▸ **INFORMATION GIVEN**:

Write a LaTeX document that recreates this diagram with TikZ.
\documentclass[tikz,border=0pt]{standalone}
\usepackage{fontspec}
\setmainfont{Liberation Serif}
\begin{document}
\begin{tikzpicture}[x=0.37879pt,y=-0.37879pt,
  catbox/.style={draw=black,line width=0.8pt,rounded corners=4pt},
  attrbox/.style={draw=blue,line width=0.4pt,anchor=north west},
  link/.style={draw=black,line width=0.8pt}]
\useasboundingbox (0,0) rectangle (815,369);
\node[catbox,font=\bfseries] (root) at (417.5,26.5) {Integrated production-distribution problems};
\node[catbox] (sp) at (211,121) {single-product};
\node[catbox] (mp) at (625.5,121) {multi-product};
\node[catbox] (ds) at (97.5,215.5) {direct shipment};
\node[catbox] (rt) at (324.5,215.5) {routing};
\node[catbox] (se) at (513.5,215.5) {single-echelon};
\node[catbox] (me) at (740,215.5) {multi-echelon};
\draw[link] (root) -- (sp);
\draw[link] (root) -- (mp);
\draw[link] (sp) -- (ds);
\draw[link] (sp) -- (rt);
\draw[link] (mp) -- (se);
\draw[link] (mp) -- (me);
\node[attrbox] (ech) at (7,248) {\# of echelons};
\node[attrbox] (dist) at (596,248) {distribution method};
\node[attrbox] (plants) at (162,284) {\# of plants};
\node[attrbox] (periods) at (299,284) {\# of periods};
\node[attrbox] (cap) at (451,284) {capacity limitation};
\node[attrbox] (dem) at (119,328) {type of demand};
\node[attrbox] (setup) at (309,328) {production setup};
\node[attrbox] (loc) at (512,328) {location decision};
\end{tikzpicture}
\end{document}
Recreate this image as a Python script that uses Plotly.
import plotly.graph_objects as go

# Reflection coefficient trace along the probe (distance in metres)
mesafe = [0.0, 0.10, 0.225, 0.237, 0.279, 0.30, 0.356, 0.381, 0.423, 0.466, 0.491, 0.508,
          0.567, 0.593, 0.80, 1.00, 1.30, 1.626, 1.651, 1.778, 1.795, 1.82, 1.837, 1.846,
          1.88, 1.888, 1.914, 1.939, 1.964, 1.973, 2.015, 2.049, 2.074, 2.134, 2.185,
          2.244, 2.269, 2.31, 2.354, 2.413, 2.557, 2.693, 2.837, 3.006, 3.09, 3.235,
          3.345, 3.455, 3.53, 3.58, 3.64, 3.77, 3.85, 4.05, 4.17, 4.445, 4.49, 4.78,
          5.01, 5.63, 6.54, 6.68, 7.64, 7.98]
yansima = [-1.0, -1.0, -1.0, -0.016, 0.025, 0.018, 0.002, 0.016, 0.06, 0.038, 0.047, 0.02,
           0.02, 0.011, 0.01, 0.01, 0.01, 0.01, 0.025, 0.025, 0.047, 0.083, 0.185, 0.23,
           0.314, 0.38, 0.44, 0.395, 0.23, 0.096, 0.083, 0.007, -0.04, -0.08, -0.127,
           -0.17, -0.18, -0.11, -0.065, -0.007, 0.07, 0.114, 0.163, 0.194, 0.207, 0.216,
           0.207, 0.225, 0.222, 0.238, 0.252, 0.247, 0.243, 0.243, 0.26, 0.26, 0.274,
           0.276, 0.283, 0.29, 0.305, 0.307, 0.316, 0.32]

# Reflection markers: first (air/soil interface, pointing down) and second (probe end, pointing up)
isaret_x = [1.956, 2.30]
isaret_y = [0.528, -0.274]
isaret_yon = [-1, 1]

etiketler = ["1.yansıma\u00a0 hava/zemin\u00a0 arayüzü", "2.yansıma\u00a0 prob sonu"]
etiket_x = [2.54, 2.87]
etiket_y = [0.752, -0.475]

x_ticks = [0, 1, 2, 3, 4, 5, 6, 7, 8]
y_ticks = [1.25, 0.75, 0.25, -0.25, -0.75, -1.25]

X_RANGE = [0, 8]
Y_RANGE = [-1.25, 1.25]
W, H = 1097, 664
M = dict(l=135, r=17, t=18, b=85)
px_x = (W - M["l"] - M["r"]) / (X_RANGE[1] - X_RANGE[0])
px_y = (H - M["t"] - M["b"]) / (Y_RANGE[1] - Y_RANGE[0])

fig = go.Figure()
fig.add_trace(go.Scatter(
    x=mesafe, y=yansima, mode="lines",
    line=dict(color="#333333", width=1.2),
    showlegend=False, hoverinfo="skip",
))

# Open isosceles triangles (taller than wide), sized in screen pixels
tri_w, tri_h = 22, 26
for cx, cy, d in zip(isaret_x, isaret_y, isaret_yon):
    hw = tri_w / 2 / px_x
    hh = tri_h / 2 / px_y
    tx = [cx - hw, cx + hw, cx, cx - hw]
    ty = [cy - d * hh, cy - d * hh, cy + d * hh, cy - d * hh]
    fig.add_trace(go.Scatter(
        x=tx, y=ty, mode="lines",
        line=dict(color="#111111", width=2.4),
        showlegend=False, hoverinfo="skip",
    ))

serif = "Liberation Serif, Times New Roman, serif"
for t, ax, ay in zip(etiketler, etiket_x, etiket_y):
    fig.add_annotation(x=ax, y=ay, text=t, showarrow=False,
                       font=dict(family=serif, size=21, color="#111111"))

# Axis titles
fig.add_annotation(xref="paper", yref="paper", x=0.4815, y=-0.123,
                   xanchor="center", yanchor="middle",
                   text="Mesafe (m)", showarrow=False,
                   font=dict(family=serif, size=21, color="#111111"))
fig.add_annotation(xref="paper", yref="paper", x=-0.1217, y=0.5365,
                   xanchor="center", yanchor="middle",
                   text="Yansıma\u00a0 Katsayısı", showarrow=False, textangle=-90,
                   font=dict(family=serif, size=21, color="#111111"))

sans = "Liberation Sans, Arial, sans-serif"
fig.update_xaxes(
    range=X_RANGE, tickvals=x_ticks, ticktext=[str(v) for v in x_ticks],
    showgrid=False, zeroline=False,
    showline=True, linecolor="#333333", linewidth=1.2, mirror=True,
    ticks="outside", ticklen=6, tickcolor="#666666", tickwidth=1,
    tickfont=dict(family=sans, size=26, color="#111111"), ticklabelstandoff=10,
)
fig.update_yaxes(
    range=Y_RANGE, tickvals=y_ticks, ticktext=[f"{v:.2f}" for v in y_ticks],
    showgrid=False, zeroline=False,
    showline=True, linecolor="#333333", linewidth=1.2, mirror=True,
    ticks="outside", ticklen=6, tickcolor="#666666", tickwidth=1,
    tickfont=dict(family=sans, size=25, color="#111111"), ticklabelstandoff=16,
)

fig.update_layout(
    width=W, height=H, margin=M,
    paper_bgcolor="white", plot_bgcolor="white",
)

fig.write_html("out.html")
---
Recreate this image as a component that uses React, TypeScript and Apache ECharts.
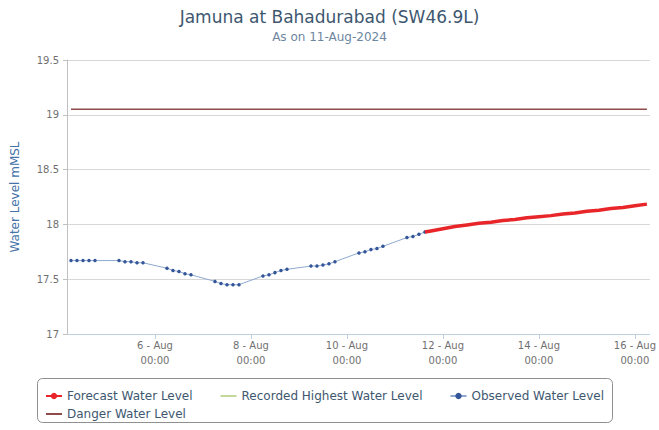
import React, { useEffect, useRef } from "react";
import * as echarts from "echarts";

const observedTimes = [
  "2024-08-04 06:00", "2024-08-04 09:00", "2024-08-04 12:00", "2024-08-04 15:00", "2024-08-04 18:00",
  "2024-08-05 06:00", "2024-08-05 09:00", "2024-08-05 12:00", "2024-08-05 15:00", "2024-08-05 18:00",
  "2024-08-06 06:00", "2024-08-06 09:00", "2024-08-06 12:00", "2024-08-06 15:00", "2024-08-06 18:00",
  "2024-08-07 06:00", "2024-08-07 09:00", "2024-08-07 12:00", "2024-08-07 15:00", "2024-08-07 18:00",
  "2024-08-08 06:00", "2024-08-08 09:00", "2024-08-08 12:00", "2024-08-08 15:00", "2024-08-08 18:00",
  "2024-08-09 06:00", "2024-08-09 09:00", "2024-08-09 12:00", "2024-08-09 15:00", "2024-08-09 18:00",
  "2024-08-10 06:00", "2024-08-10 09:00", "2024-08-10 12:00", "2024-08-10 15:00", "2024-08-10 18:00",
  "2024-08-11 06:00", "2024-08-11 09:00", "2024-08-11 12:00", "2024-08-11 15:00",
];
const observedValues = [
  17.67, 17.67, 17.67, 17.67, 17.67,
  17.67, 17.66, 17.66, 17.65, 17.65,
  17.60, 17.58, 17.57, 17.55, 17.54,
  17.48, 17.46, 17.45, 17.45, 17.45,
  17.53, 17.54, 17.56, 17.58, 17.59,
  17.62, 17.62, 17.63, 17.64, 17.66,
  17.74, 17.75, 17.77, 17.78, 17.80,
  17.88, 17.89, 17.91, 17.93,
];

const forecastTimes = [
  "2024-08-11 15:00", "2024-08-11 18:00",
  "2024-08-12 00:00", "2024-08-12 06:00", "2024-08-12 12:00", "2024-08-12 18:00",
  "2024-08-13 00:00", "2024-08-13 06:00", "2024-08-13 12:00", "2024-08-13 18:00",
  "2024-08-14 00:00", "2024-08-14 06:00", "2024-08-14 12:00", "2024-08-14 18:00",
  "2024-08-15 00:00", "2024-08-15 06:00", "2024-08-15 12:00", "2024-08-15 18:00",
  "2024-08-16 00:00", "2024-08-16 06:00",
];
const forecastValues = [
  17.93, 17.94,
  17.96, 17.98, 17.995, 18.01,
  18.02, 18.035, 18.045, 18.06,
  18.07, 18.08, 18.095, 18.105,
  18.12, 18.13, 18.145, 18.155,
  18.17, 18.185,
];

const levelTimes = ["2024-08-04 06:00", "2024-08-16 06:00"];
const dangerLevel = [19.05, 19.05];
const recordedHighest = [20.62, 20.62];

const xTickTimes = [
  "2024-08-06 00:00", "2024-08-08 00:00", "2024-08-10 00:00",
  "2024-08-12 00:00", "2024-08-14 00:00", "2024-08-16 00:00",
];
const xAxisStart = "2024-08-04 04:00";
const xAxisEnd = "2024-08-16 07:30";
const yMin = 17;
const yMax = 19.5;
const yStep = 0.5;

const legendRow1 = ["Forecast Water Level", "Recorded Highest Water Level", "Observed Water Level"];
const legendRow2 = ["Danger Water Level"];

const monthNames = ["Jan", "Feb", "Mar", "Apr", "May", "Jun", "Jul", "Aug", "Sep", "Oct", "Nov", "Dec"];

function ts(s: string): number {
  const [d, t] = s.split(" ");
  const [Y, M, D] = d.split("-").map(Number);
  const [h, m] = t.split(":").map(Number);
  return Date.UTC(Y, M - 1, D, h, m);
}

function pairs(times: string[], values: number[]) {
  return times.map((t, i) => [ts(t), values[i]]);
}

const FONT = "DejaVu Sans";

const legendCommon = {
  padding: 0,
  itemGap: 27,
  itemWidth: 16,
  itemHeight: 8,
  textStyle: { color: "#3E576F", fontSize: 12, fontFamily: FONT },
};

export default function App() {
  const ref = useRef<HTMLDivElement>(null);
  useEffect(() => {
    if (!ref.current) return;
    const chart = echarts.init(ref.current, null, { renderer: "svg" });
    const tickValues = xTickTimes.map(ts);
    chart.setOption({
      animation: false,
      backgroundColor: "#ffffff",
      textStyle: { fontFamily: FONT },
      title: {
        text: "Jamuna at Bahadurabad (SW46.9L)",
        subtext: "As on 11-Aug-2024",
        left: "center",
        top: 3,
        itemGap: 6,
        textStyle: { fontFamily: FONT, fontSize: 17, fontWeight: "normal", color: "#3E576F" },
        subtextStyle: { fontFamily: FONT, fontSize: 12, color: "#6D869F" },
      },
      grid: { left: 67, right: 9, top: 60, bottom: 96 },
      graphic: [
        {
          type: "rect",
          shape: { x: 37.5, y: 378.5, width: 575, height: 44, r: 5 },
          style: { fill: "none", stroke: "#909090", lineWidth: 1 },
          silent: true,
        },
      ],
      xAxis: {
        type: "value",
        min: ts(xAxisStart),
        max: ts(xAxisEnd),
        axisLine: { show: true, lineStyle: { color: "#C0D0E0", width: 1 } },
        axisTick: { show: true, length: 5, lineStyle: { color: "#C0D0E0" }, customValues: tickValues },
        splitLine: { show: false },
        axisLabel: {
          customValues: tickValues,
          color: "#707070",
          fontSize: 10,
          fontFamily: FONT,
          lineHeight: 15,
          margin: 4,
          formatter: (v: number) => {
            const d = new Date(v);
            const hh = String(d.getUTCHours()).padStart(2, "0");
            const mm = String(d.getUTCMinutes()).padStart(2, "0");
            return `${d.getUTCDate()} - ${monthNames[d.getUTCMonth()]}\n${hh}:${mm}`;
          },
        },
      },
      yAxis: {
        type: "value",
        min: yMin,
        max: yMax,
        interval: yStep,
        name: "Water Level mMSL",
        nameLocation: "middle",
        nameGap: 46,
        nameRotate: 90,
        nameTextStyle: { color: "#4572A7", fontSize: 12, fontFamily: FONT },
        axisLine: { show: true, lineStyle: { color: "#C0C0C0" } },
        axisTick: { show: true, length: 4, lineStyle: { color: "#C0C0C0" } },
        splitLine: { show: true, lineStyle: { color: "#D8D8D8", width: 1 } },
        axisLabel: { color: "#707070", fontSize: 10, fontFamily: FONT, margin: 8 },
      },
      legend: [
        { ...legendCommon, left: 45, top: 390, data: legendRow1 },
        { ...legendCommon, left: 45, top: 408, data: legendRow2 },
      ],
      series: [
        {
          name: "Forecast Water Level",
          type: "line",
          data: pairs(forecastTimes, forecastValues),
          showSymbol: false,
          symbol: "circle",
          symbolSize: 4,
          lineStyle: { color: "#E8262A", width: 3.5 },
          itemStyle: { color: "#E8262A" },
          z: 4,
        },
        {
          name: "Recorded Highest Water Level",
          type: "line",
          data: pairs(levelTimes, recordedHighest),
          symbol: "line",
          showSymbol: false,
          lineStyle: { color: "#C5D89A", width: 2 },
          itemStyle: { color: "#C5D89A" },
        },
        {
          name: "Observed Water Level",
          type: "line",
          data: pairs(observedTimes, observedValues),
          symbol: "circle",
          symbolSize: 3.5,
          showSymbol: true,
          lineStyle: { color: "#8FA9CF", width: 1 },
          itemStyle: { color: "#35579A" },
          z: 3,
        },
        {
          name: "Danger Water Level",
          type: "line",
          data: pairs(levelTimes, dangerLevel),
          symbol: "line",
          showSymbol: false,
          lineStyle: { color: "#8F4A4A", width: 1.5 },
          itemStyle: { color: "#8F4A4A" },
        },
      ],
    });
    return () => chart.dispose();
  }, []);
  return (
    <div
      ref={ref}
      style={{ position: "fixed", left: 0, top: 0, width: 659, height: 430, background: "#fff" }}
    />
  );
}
---
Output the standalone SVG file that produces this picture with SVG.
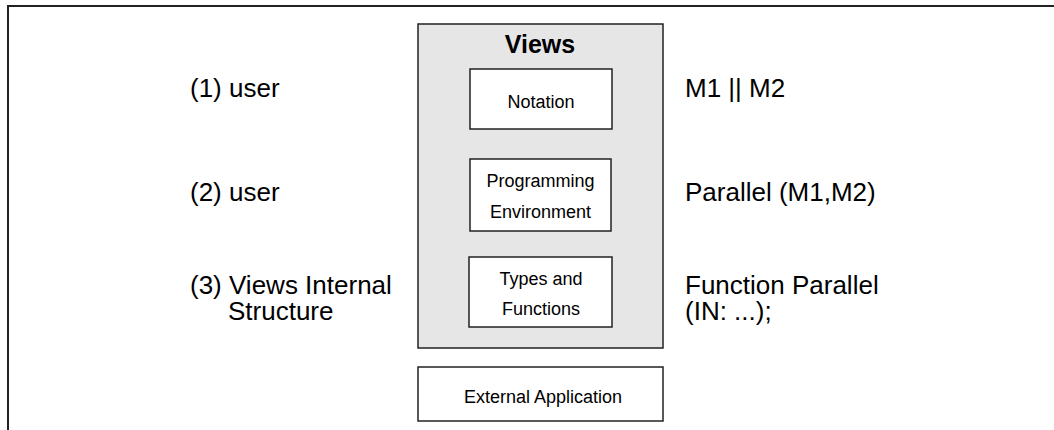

▸ **EXERCISE**:
From the records above, copy exactly the lines starting at the one with "Recreate this image as a component" and ending at the one with "const yStep = 0.5;", and no others. Pictures stay out.

▸ **RESULT OF THIS EXERCISE**:
Recreate this image as a component that uses React, TypeScript and Apache ECharts.
import React, { useEffect, useRef } from "react";
import * as echarts from "echarts";

const observedTimes = [
  "2024-08-04 06:00", "2024-08-04 09:00", "2024-08-04 12:00", "2024-08-04 15:00", "2024-08-04 18:00",
  "2024-08-05 06:00", "2024-08-05 09:00", "2024-08-05 12:00", "2024-08-05 15:00", "2024-08-05 18:00",
  "2024-08-06 06:00", "2024-08-06 09:00", "2024-08-06 12:00", "2024-08-06 15:00", "2024-08-06 18:00",
  "2024-08-07 06:00", "2024-08-07 09:00", "2024-08-07 12:00", "2024-08-07 15:00", "2024-08-07 18:00",
  "2024-08-08 06:00", "2024-08-08 09:00", "2024-08-08 12:00", "2024-08-08 15:00", "2024-08-08 18:00",
  "2024-08-09 06:00", "2024-08-09 09:00", "2024-08-09 12:00", "2024-08-09 15:00", "2024-08-09 18:00",
  "2024-08-10 06:00", "2024-08-10 09:00", "2024-08-10 12:00", "2024-08-10 15:00", "2024-08-10 18:00",
  "2024-08-11 06:00", "2024-08-11 09:00", "2024-08-11 12:00", "2024-08-11 15:00",
];
const observedValues = [
  17.67, 17.67, 17.67, 17.67, 17.67,
  17.67, 17.66, 17.66, 17.65, 17.65,
  17.60, 17.58, 17.57, 17.55, 17.54,
  17.48, 17.46, 17.45, 17.45, 17.45,
  17.53, 17.54, 17.56, 17.58, 17.59,
  17.62, 17.62, 17.63, 17.64, 17.66,
  17.74, 17.75, 17.77, 17.78, 17.80,
  17.88, 17.89, 17.91, 17.93,
];

const forecastTimes = [
  "2024-08-11 15:00", "2024-08-11 18:00",
  "2024-08-12 00:00", "2024-08-12 06:00", "2024-08-12 12:00", "2024-08-12 18:00",
  "2024-08-13 00:00", "2024-08-13 06:00", "2024-08-13 12:00", "2024-08-13 18:00",
  "2024-08-14 00:00", "2024-08-14 06:00", "2024-08-14 12:00", "2024-08-14 18:00",
  "2024-08-15 00:00", "2024-08-15 06:00", "2024-08-15 12:00", "2024-08-15 18:00",
  "2024-08-16 00:00", "2024-08-16 06:00",
];
const forecastValues = [
  17.93, 17.94,
  17.96, 17.98, 17.995, 18.01,
  18.02, 18.035, 18.045, 18.06,
  18.07, 18.08, 18.095, 18.105,
  18.12, 18.13, 18.145, 18.155,
  18.17, 18.185,
];

const levelTimes = ["2024-08-04 06:00", "2024-08-16 06:00"];
const dangerLevel = [19.05, 19.05];
const recordedHighest = [20.62, 20.62];

const xTickTimes = [
  "2024-08-06 00:00", "2024-08-08 00:00", "2024-08-10 00:00",
  "2024-08-12 00:00", "2024-08-14 00:00", "2024-08-16 00:00",
];
const xAxisStart = "2024-08-04 04:00";
const xAxisEnd = "2024-08-16 07:30";
const yMin = 17;
const yMax = 19.5;
const yStep = 0.5;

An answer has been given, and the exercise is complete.